- USD strengthens against basket of currencies
- Higher PPI increases chances of more rate increases
- CAD drops despite Bank of Canada announcing higher rates
The USD strengthened yesterday as data indicated that United States wholesale prices grew at a faster rate than expected in June. This increased the likelihood of inflation escalating, which in turn increased the odds of another rate hike by the Fed.
The US dollar index, a measure of the strength of the USD against a basket of six of the most important global currencies, increased to 94.19 (+0.36%).
The Department of Labor announced there was a 0.3% increase in its Producer Price Index (PPI) for final demand in June.
During the year through June, the PPI increased by 3.4% after growing 3.1% in May. This was the largest yearly increase in more than six years, and the Fed might well decide on stricter monetary policy to counter inflationary pressure.
A weak Euro further strengthened the USD after it appeared that ECB members cannot agree when to increase rates. Some reportedly mentioned an increase as early as July next year, while others said it was unlikely to happen before the fall of 2019.

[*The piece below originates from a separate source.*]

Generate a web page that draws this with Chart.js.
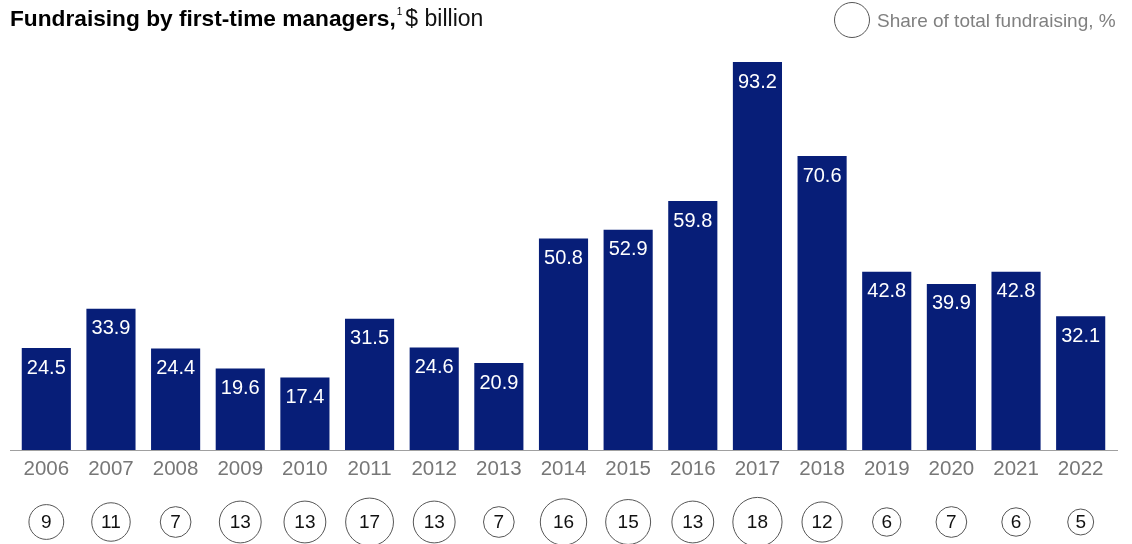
<!DOCTYPE html>
<html>
<head>
<meta charset="utf-8">
<script src="https://cdn.jsdelivr.net/npm/chart.js@4"></script>
<style>
  html, body { margin: 0; padding: 0; background: #fff; }
  #wrap { position: relative; width: 1132px; height: 544px; }
</style>
</head>
<body>
<div id="wrap"><canvas id="chart" width="1132" height="544"></canvas></div>
<script>
// Fundraising by first-time managers, $ billion + share of total (%)
const years = ['2006', '2007', '2008', '2009', '2010', '2011', '2012', '2013', '2014',
               '2015', '2016', '2017', '2018', '2019', '2020', '2021', '2022'];
const fundraising = [24.5, 33.9, 24.4, 19.6, 17.4, 31.5, 24.6, 20.9, 50.8,
                     52.9, 59.8, 93.2, 70.6, 42.8, 39.9, 42.8, 32.1];
const sharePct = [9, 11, 7, 13, 13, 17, 13, 7, 16, 15, 13, 18, 12, 6, 7, 6, 5];

const FONT = '"Liberation Sans", Arial, sans-serif';
const NAVY = '#071e78';

const overlay = {
    id: 'overlay',
    afterDatasetsDraw(chart) {
        const ctx = chart.ctx;
        const area = chart.chartArea;
        const xs = chart.scales.x;
        const bars = chart.getDatasetMeta(0).data;

        ctx.save();

        // baseline
        ctx.strokeStyle = '#a0a0a0';
        ctx.lineWidth = 1;
        ctx.beginPath();
        ctx.moveTo(area.left - 4, area.bottom + 0.5);
        ctx.lineTo(area.right + 5, area.bottom + 0.5);
        ctx.stroke();

        // value labels inside bars
        ctx.fillStyle = '#ffffff';
        ctx.font = '20px ' + FONT;
        ctx.textAlign = 'center';
        ctx.textBaseline = 'middle';
        bars.forEach((b, i) => {
            ctx.fillText(fundraising[i].toFixed(1), b.x, b.y + 20);
        });

        // year labels
        ctx.fillStyle = '#777777';
        ctx.font = '20.5px ' + FONT;
        years.forEach((y, i) => {
            ctx.fillText(y, xs.getPixelForValue(i), area.bottom + 19);
        });

        // share circles (area proportional)
        const cy = area.bottom + 72;
        sharePct.forEach((v, i) => {
            const cx = xs.getPixelForValue(i);
            const r = 5.8 * Math.sqrt(v);
            ctx.strokeStyle = '#555555';
            ctx.lineWidth = 1;
            ctx.beginPath();
            ctx.arc(cx, cy, r, 0, Math.PI * 2);
            ctx.stroke();
            ctx.fillStyle = '#111111';
            ctx.font = '19px ' + FONT;
            ctx.fillText(String(v), cx, cy + 1);
        });

        // title
        ctx.textAlign = 'left';
        ctx.textBaseline = 'alphabetic';
        ctx.fillStyle = '#000000';
        ctx.font = 'bold 22.7px ' + FONT;
        const t1 = 'Fundraising by first-time managers,';
        ctx.fillText(t1, 10, 26);
        let x = 10 + ctx.measureText(t1).width + 1;
        ctx.font = '10px ' + FONT;
        ctx.fillText('1', x, 15);
        x += ctx.measureText('1').width + 3;
        ctx.font = '23px ' + FONT;
        ctx.fillStyle = '#111111';
        ctx.fillText('$ billion', x, 26);

        // legend
        ctx.strokeStyle = '#555555';
        ctx.beginPath();
        ctx.arc(852, 20, 17.5, 0, Math.PI * 2);
        ctx.stroke();
        ctx.fillStyle = '#808080';
        ctx.font = '19px ' + FONT;
        ctx.fillText('Share of total fundraising, %', 877, 27);

        ctx.restore();
    }
};

new Chart(document.getElementById('chart').getContext('2d'), {
    type: 'bar',
    data: {
        labels: years,
        datasets: [{
            data: fundraising,
            backgroundColor: NAVY,
            borderWidth: 0,
            categoryPercentage: 1,
            barPercentage: 0.76
        }]
    },
    options: {
        responsive: false,
        animation: false,
        layout: { padding: { left: 14, right: 19, top: 62, bottom: 94 } },
        scales: {
            x: { display: false },
            y: { display: false, min: 0, max: 93.2 }
        },
        plugins: {
            legend: { display: false },
            tooltip: { enabled: false }
        }
    },
    plugins: [overlay]
});
</script>
</body>
</html>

The EUR/USD dropped by 0.33% to $1.71705. The Swiss franc and the yen also came under pressure. The USD/JPY traded 0.83% higher at 111.91, while the USD/CHF strengthened by 0.30% to 0.9923.
The USD also strengthened by 0.26% against the CAD despite the Bank of Canada (BOC) increasing interest rates. The BOC said it expected 2.8% GDP growth this year. Analysts described this figure as “optimistic” and predicted that the CAD would continue weakening.
In a note to clients, TD Securities wrote: “As things stand today, the 2.8% predicted growth for 2018 Q2 looks a touch optimistic… We remain biased for USD/CAD to re-test its 2018 highs in the coming weeks and months.”
The GBP/USD, meanwhile, dropped to 1.3220 (-0.42%).